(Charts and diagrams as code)
______________________________

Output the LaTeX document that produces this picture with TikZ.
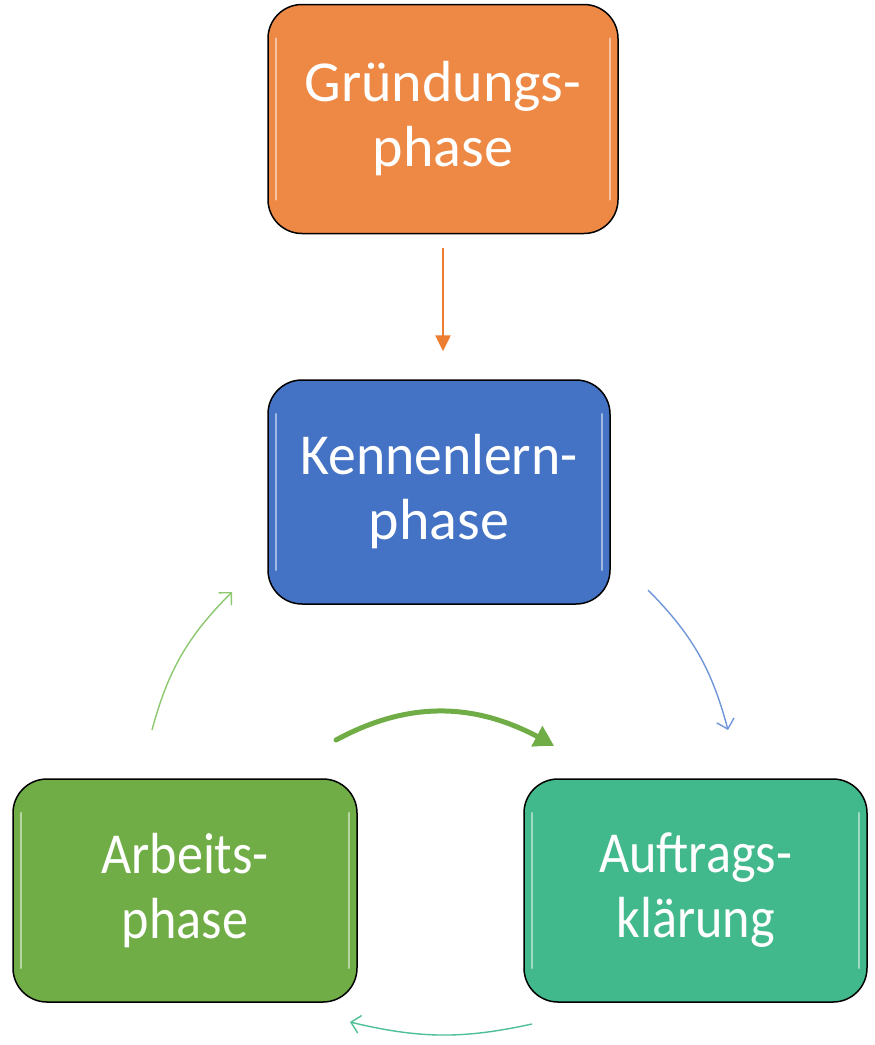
\documentclass[tikz,border=0pt]{standalone}
\usepackage{fontspec}
\setmainfont{Carlito}
\usetikzlibrary{arrows.meta,bending}
\definecolor{cOrange}{RGB}{237,137,69}
\definecolor{cBlue}{RGB}{68,114,196}
\definecolor{cGreen}{RGB}{112,173,71}
\definecolor{cTeal}{RGB}{66,185,140}
\definecolor{aOrange}{RGB}{237,125,49}
\definecolor{aBlue}{RGB}{111,150,216}
\definecolor{aGreen}{RGB}{140,200,110}
\definecolor{aTeal}{RGB}{77,192,149}
\tikzset{
  phasebox/.style={draw=black, line width=1.5pt, rounded corners=34pt,
    text=white, align=center, font=\fontsize{58}{65}\selectfont,
    path picture={
      \draw[white, opacity=0.5, line width=2.5pt, line cap=round]
        ([xshift=8pt,yshift=-34pt]path picture bounding box.north west) --
        ([xshift=8pt,yshift=34pt]path picture bounding box.south west);
      \draw[white, opacity=0.5, line width=2.5pt, line cap=round]
        ([xshift=-8pt,yshift=-34pt]path picture bounding box.north east) --
        ([xshift=-8pt,yshift=34pt]path picture bounding box.south east);
    }},
  thinarrow/.style={line width=1.4pt, -{Straight Barb[length=9pt,width=18pt,bend]}},
}
\begin{document}
\begin{tikzpicture}[x=1pt,y=-1pt]
\useasboundingbox (0,0) rectangle (875,1045);
\node[phasebox, fill=cOrange, minimum width=350pt, minimum height=229pt] (g) at (443,119) {Gründungs-\\phase};
\node[phasebox, fill=cBlue, minimum width=342pt, minimum height=224pt] (k) at (439,492) {\scalebox{0.96}[1]{Kennenlern-}\\phase};
\node[phasebox, fill=cGreen, minimum width=344pt, minimum height=223pt, text width=330pt] (a) at (185,890.5) {\scalebox{0.9}[1]{Arbeits-}\\\scalebox{0.9}[1]{phase}};
\node[phasebox, fill=cTeal, minimum width=343pt, minimum height=223pt, text width=330pt] (t) at (695.5,890.5) {\scalebox{0.9}[1]{Auftrags-}\\\scalebox{0.9}[1]{klärung}};

\draw[aOrange, line width=2.5pt, -{Triangle[length=16pt,width=15pt]}, shorten <=14pt, shorten >=28pt] (g.south) -- (g.south |- k.north);

\coordinate (kbs) at (648,590);
\coordinate (kbe) at (728,730);
\coordinate (lgs) at (152,730);
\coordinate (lge) at (232,592);
\coordinate (tgs) at (336,740);
\coordinate (tge) at (554,746);
\coordinate (bts) at (532,1024);
\coordinate (bte) at (350,1022);

\draw[aBlue, thinarrow] (kbs) to[bend left=15] (kbe);
\draw[aGreen, thinarrow] (lgs) to[bend left=15] (lge);
\draw[aTeal, thinarrow] (bts) to[bend left=13] (bte);
\draw[cGreen, line width=5pt, line cap=round, -{Triangle[length=20pt,width=22pt,bend]}] (tgs) to[bend left=30] (tge);
\end{tikzpicture}
\end{document}
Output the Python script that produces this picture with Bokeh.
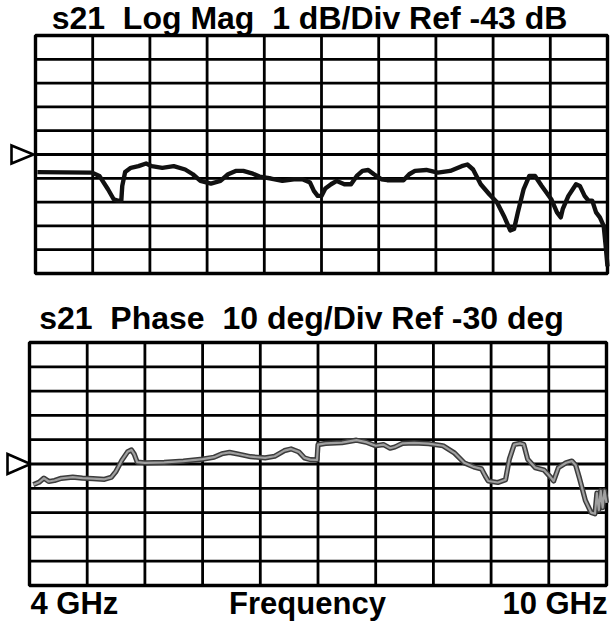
from bokeh.plotting import figure
from bokeh.layouts import column
from bokeh.models import Range1d
from bokeh.core.properties import value
from bokeh.embed import file_html
from bokeh.resources import INLINE

# ---------------- data ----------------
f_start, f_stop = 4.0, 10.0
n_div = 10

mag_ref, mag_per_div = -43.0, 1.0
mag_freq = [4.02, 4.59, 4.67, 4.76, 4.82, 4.86, 4.90, 4.91, 4.94, 5.00, 5.08, 5.16, 5.22,
            5.33, 5.45, 5.57, 5.65, 5.73, 5.84, 5.94, 6.02, 6.10, 6.18, 6.27, 6.35, 6.47,
            6.59, 6.71, 6.80, 6.88, 6.92, 6.96, 7.00, 7.04, 7.10, 7.16, 7.24, 7.31, 7.37,
            7.43, 7.49, 7.55, 7.63, 7.69, 7.86, 7.92, 7.98, 8.10, 8.22, 8.35, 8.47, 8.53,
            8.59, 8.67, 8.76, 8.84, 8.92, 8.98, 9.02, 9.06, 9.12, 9.18, 9.24, 9.31, 9.41,
            9.47, 9.51, 9.53, 9.59, 9.67, 9.71, 9.76, 9.80, 9.84, 9.88, 9.92, 9.96, 9.98, 10.0]
mag_db = [-43.74, -43.76, -43.90, -44.46, -44.88, -44.94, -44.94, -44.32, -43.74, -43.56,
          -43.49, -43.38, -43.49, -43.56, -43.49, -43.63, -43.83, -44.11, -44.22, -44.11,
          -43.83, -43.69, -43.69, -43.79, -43.93, -44.01, -44.11, -44.04, -44.04, -44.18,
          -44.53, -44.74, -44.74, -44.43, -44.25, -44.11, -44.25, -44.25, -43.90, -43.69,
          -43.65, -43.83, -44.04, -44.08, -44.08, -43.83, -43.69, -43.65, -43.76, -43.69,
          -43.49, -43.42, -43.63, -44.25, -44.67, -45.01, -45.64, -46.19, -46.13, -45.43,
          -44.46, -43.90, -43.90, -44.32, -44.88, -45.43, -45.64, -45.30, -44.74, -44.25,
          -44.32, -44.74, -44.94, -44.94, -45.43, -45.64, -46.00, -46.80, -47.70]

ph_ref, ph_per_div = -30.0, 10.0
ph_freq = [4.04, 4.10, 4.15, 4.20, 4.26, 4.33, 4.45, 4.55, 4.66, 4.78, 4.85, 4.90, 4.96,
           5.02, 5.06, 5.09, 5.12, 5.20, 5.40, 5.60, 5.80, 5.92, 6.00, 6.08, 6.18, 6.30,
           6.45, 6.55, 6.65, 6.72, 6.80, 6.86, 6.92, 6.99, 7.00, 7.08, 7.25, 7.40, 7.50,
           7.60, 7.68, 7.75, 7.80, 7.88, 8.00, 8.15, 8.30, 8.42, 8.52, 8.62, 8.70, 8.74,
           8.77, 8.87, 8.95, 8.99, 9.04, 9.10, 9.14, 9.18, 9.26, 9.35, 9.42, 9.45, 9.50,
           9.58, 9.64, 9.68, 9.72, 9.78, 9.84, 9.88, 9.90, 9.92, 9.94, 9.96, 9.98, 10.0]
ph_deg = [-38.5, -37.5, -35.8, -37.2, -36.8, -35.9, -35.4, -35.8, -36.0, -36.3, -35.5,
          -33.0, -28.5, -25.0, -24.2, -26.0, -29.2, -29.5, -29.3, -28.8, -28.0, -27.2,
          -25.8, -25.2, -26.0, -27.0, -27.5, -26.8, -24.5, -23.8, -25.0, -27.5, -28.2,
          -28.3, -22.0, -21.5, -21.2, -20.2, -21.0, -22.5, -22.0, -23.5, -23.0, -21.5,
          -21.3, -21.6, -22.5, -25.5, -29.5, -31.2, -32.0, -35.0, -37.0, -37.6, -36.5,
          -28.0, -22.0, -21.5, -22.0, -28.0, -31.5, -32.5, -35.5, -37.0, -31.5, -29.5,
          -28.8, -30.5, -36.0, -45.0, -50.0, -50.5, -42.0, -49.0, -41.0, -48.0, -41.0, -46.0]

title_mag = "s21\u00a0 Log Mag\u00a0 1 dB/Div Ref -43 dB"
title_ph = "s21\u00a0 Phase\u00a0 10 deg/Div Ref -30 deg"
label_left, label_mid, label_right = "4 GHz", "Frequency", "10 GHz"

FONT = "Liberation Sans"
W = 610


class Panel:
    """A figure whose frame is the whole canvas; the grid is placed in pixels."""

    def __init__(self, ref, per_div, height, gl, gr, gt, gb):
        self.lo = ref - per_div * n_div / 2
        self.hi = ref + per_div * n_div / 2
        self.ref, self.per_div = ref, per_div
        self.sx = (f_stop - f_start) / (gr - gl)
        self.sy = (self.hi - self.lo) / (gb - gt)
        self.gl, self.gt = gl, gt
        self.p = figure(width=W, height=height, output_backend="svg", toolbar_location=None,
                        x_range=Range1d(f_start - gl * self.sx, f_start + (W - gl) * self.sx),
                        y_range=Range1d(self.hi - (height - gt) * self.sy, self.hi + gt * self.sy),
                        x_axis_location=None, y_axis_location=None,
                        min_border=0)
        p = self.p
        p.outline_line_color = None
        p.background_fill_color = "white"
        p.border_fill_color = "white"
        for g in p.grid:
            g.visible = False

        xt = [f_start + i * (f_stop - f_start) / n_div for i in range(n_div + 1)]
        yt = [self.lo + i * per_div for i in range(n_div + 1)]
        p.segment(x0=xt, x1=xt, y0=[self.lo] * len(xt), y1=[self.hi] * len(xt),
                  line_color="black", line_width=2.8)
        p.segment(x0=[f_start] * len(yt), x1=[f_stop] * len(yt), y0=yt, y1=yt,
                  line_color="black", line_width=2.8)
        p.quad(left=[f_start], right=[f_stop], bottom=[self.lo], top=[self.hi],
               fill_alpha=0, line_color="black", line_width=3.4)

    def xpx(self, px):
        return f_start + (px - self.gl) * self.sx

    def ypx(self, py):
        return self.hi - (py - self.gt) * self.sy

    def marker(self, tip_gap, w, h):
        # open reference triangle just left of the grid at the reference level
        x_tip = f_start - tip_gap * self.sx
        x_base = f_start - (tip_gap + w) * self.sx
        dy = h * self.sy
        self.p.patch([x_base, x_tip, x_base], [self.ref + dy, self.ref, self.ref - dy],
                     fill_alpha=0, line_color="black", line_width=2.6, line_join="miter")

    def text(self, xs, ys, texts, align, size):
        self.p.text(x=xs, y=ys, text=texts, text_align=align, text_baseline="alphabetic",
                    text_font=value(FONT), text_font_style="bold", text_font_size=size,
                    text_color="black")


# ---- top panel: page y 0..285 ----
top = Panel(mag_ref, mag_per_div, 285, gl=35, gr=607, gt=35, gb=273)
top.text([top.xpx(309)], [top.ypx(17)], [title_mag], "center", "32px")
top.marker(tip_gap=2, w=22, h=9)
top.p.line(mag_freq, mag_db, line_color="#111111", line_width=4.4, line_join="round")

# ---- bottom panel: page y 285..623 ----
bot = Panel(ph_ref, ph_per_div, 338, gl=29, gr=606, gt=57, gb=300)
bot.text([bot.xpx(301)], [bot.ypx(32)], [title_ph], "center", "32px")
bot.marker(tip_gap=-1, w=23, h=10)
bot.p.line(ph_freq, ph_deg, line_color="#3c3c3c", line_width=5.2, line_join="round")
bot.p.line(ph_freq, ph_deg, line_color="#a0a0a0", line_width=2.2, line_join="round")
yl = bot.ypx(318)
bot.text([f_start + 1 * bot.sx], [yl], [label_left], "left", "31px")
bot.text([bot.xpx(307)], [yl], [label_mid], "center", "31px")
bot.text([f_stop + 1 * bot.sx], [yl], [label_right], "right", "31px")

layout = column(top.p, bot.p, spacing=0)
open("out.html", "w").write(file_html(layout, INLINE))
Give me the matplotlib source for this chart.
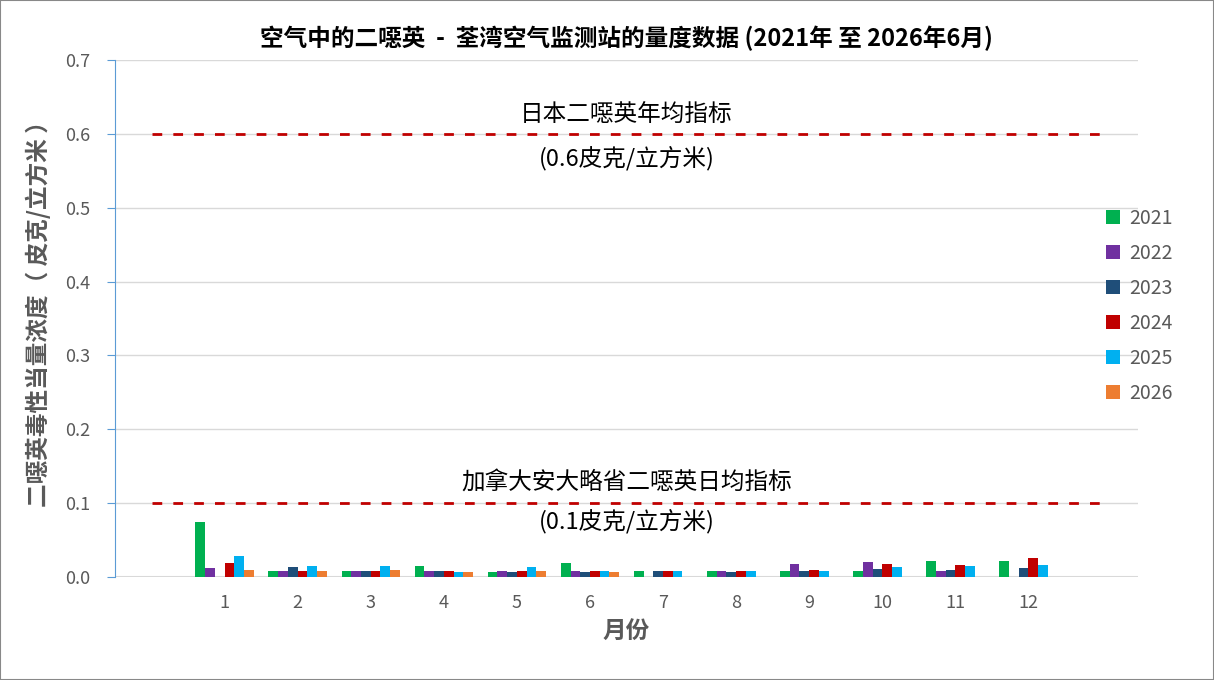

______________________________

### REQUIRED TASK
Repeat only the lines between the top of the entries above and the line containing "minimum width=343pt, minimum", both ends included, without the pictures.

### ANSWER
Output the LaTeX document that produces this picture with TikZ.
\documentclass[tikz,border=0pt]{standalone}
\usepackage{fontspec}
\setmainfont{Carlito}
\usetikzlibrary{arrows.meta,bending}
\definecolor{cOrange}{RGB}{237,137,69}
\definecolor{cBlue}{RGB}{68,114,196}
\definecolor{cGreen}{RGB}{112,173,71}
\definecolor{cTeal}{RGB}{66,185,140}
\definecolor{aOrange}{RGB}{237,125,49}
\definecolor{aBlue}{RGB}{111,150,216}
\definecolor{aGreen}{RGB}{140,200,110}
\definecolor{aTeal}{RGB}{77,192,149}
\tikzset{
  phasebox/.style={draw=black, line width=1.5pt, rounded corners=34pt,
    text=white, align=center, font=\fontsize{58}{65}\selectfont,
    path picture={
      \draw[white, opacity=0.5, line width=2.5pt, line cap=round]
        ([xshift=8pt,yshift=-34pt]path picture bounding box.north west) --
        ([xshift=8pt,yshift=34pt]path picture bounding box.south west);
      \draw[white, opacity=0.5, line width=2.5pt, line cap=round]
        ([xshift=-8pt,yshift=-34pt]path picture bounding box.north east) --
        ([xshift=-8pt,yshift=34pt]path picture bounding box.south east);
    }},
  thinarrow/.style={line width=1.4pt, -{Straight Barb[length=9pt,width=18pt,bend]}},
}
\begin{document}
\begin{tikzpicture}[x=1pt,y=-1pt]
\useasboundingbox (0,0) rectangle (875,1045);
\node[phasebox, fill=cOrange, minimum width=350pt, minimum height=229pt] (g) at (443,119) {Gründungs-\\phase};
\node[phasebox, fill=cBlue, minimum width=342pt, minimum height=224pt] (k) at (439,492) {\scalebox{0.96}[1]{Kennenlern-}\\phase};
\node[phasebox, fill=cGreen, minimum width=344pt, minimum height=223pt, text width=330pt] (a) at (185,890.5) {\scalebox{0.9}[1]{Arbeits-}\\\scalebox{0.9}[1]{phase}};
\node[phasebox, fill=cTeal, minimum width=343pt, minimum height=223pt, text width=330pt] (t) at (695.5,890.5) {\scalebox{0.9}[1]{Auftrags-}\\\scalebox{0.9}[1]{klärung}};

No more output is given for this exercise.